Gertrud is a lesser film than Ordet, though not by much. Like Ordet, the films characters are archetypes, but somehow transcend them. I think these three films are amazingly adept at establishing an "at the speed of life" pacing that lulls us into thinking we're watching real people with real concerns as the themes leap into universal territory. Gertrud's character is one of the most interesting pre-feminist women I've seen in cinema and I think Dreyer's refusal to judge her in any way saves the film from being the bore that many find it.
Day of Wrath is probably the simplest of the three films, but it is still a great work. Ironically, it's the film with the most outward action in it, and it has the most outwardly accessible subject matter, so I'm surprised it appealed to me the least. Nonetheless, it's gorgeous, impeccably acted, and has plenty of dramatic heft.
As a viewer of modern film, I notice that these three films bear deep thematic resemblances to the films of cinema's other Great Dane, Lars von Trier. I would be so bold as to call the majority of von Trier's work a homage to Dreyer's oeuvre. Of course, one of his first projects was the realization of Dreyer's unfilmed script for Medea. A few years later, his Europa echoed the theme of Day of Wrath (suspicion of guilt becomes self-fulfilling prophecy). Obviously, Breaking the Waves and Ordet share last-minute religious redemption, but consider the leads of his The Idiots and Dreyer's Gertrud. Both are victims/martyrs of their adherence to an ideal, and that no one in their community can match it... and what is Dancer in the Dark if not a musical celebration of cinema that at the same time evokes Passion of Joan of Arc? I don't feel this reduces either director's films... rather I feel this set of old classics has enabled me to better examine some new ones.
Also, the fourth disc is a somewhat middling documentary that, while cute, seems to focus more on recalling the mannerisms of the director than the intent of his work or the critical reactions to it.
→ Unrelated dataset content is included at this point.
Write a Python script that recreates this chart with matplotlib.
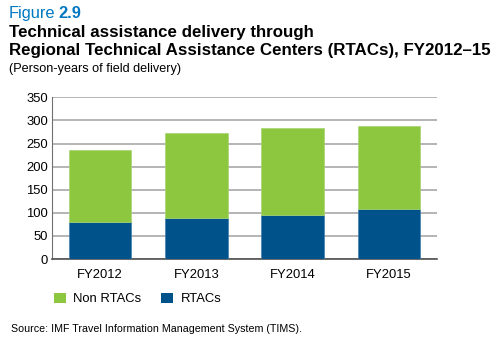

The liner notes are excellent. The set as a whole is indispensable.
Cinematic Treasure!
These films are true works of art. If you have any sympathy for the work of Andrei Tarkovsky, or that of Ingmar Bergman, then it is almost certain that you will appreciate Dreyer. Tarkovsky himself praised Dreyer, and his influence is directly discernable in Bergman's films.
*
Ordet is, perhaps, the most shocking of the three. The film dwells upon the spiritual lives of its characters, and it addresses this spiritual plane in several ways - strikingly through madness, through sectarian conflict, and through the mysteries of birth and death. The utter seriousness of its approach (save for a humorous reference to Kierkegaard (believe it or not)) allows the viewer to enter unreservedly into the film's world, which in turn allows for a miraculous climax, that is unbearably moving, itself a miracle of the cinema. So many of the universal elements in human existence are at work here that each viewer will undoubtedly find resonances within his or her own life.
*
Day of Wrath is a disturbing Freudian drama, cloaked in a world of tyrranical religion and witchcraft. Arthur Miller's 'The Crucible' was allegedly influenced by this film. The second wife of an aging cleric, rather precipitiously engages in an affair with her husband's son from his first marriage, all under the stony eye of her fearsome mother-in-law. Self-reproach and resentment abound, and the damning of witches stands as an allegory that is not limited simply to sexuality.
*
The acting in both these films is particularly fine. Dreyer pioneers some cinematographic techniques too, such as the tracking of the camera while reverse panning, and some memorable horizon shots (was Kurosawa in the audience?).
*
Gertrud, while recognisably Dreyer's work, is quite different. Here the nature of time and its role in film is central, and one can she how this film might have been a catalyst for some of Tarkovsky's thoughts. The acting is incredibly stylised, and the tableau as carefully arranged as still lifes. This film is so far removed from ordinary film conventions that it can be hard to relate to - in terms of the viewing experience perhaps there are some similarities to seeing an Antonioni film, but not too many: this film is unique.
*
Criterion have provided their usual superb transfers, and an interesting documentary. Really, the whole production of this package is faultless. A booklet provides a short extract from the book 'Dreyer in Double Reflection: Carl Dreyer's Writings on Film', edited by Donald Skoller, and I can also recommend this book in its entirety. Finally, Dreyer's Passion of Joan of Arc, also on Criterion, is as great as any of these three films.
Entering the great Danish artist's world
The author of "La passion de Jeanne D'Arc" has finally seen from heaven how his five best masterpieces are avaliable for every person in the world. And, of course, it had to be The Criterion Collection who made this possible.
The three works of art ("Gertrud", "Ordet" and "Vredens dag") are presented in gorgeus Black and White preserving its original aspect ratio, with good extras and accompained by a magnificent additional disc presenting the documentary "Carl Th. Dreyer: Min Metier".
These three Danish films are living beings of film history. They represent the highest level of "trascendental cinema" and create a new visual and conceptual world. The 'mise en scene', composition and character developing reach an unbelievable strength in most of the sequences in this Collection.
I can't finish without suggesting you to buy this magnificent pack as well as the other two Dreyer's films released by Criterion on DVD: "La passion de Jeanne d'Arc" and "Vampyr". If you do this, the artistic level of your 'DVDtheque' will improve enormusly.